An islandwide blackout has plunged Cuba's 11 million residents into darkness, with officials reporting a 'complete disconnection' and crews restoring power to only ~5% of Havana (≈42,000 customers). This is the third major blackout in four months amid a deteriorating grid, three months without oil shipments, and Cuba producing roughly 40% of its petroleum needs — prompting postponed surgeries and rising risks of social unrest and migration. The government blames a U.S. energy embargo and is simultaneously signaling openness to diaspora investment and infrastructure partnerships to alleviate the crisis.

Analysis

A failing centralized utility footprint in a small island economy creates a sustained bid for modular, off-grid solutions and aftermarket services that can be deployed on 6–24 month timelines.
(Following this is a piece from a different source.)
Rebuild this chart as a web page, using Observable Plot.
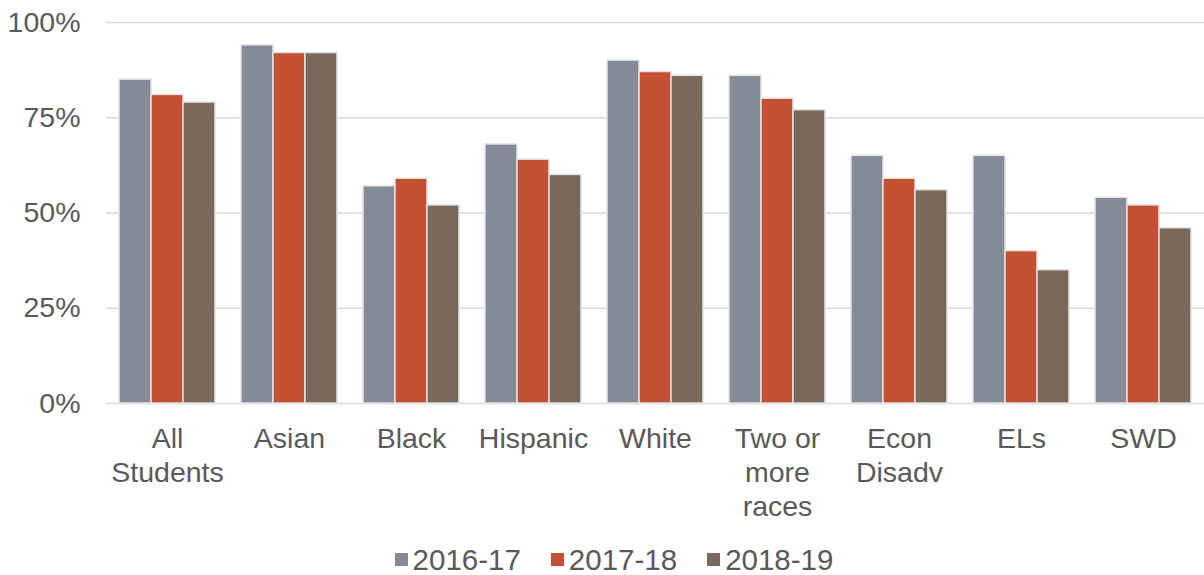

That market is bifurcated: capital-light, rapid-deployment solar+storage packages and microgrid OEMs for cities/tourism nodes; and higher-margin heavy-equipment refurbishment (turbines, boilers, scrubbers) where sulfur-corroded assets increase spare-parts intensity and service frequency by multiples. Geopolitics will tilt procurement away from some Western vendors in the near term and toward suppliers with willingness to provide turnkey finance and logistics — China and regional EPCs look best positioned to scale rollout quickly; Western incumbents win only if policy or concessional financing changes. Diaspora capital openness and any easing of foreign‑ownership rules are a structural demand amplifier because they convert remittance flows into bankable equity or PPA collateral, shortening payback on distributed projects. Key downside catalysts are sudden policy tightening (sanctions, banking access) and rapid out-migration that depresses local demand; upside catalysts are a diplomatic agreement or multi-year concessional credit line from a large partner (China/EU multilateral). Expect a two‑phase market: immediate 6–12 month demand for packaged microgrids and 12–36 month RFPs for medium-scale grid rehabilitation, creating distinct windows for different supplier categories.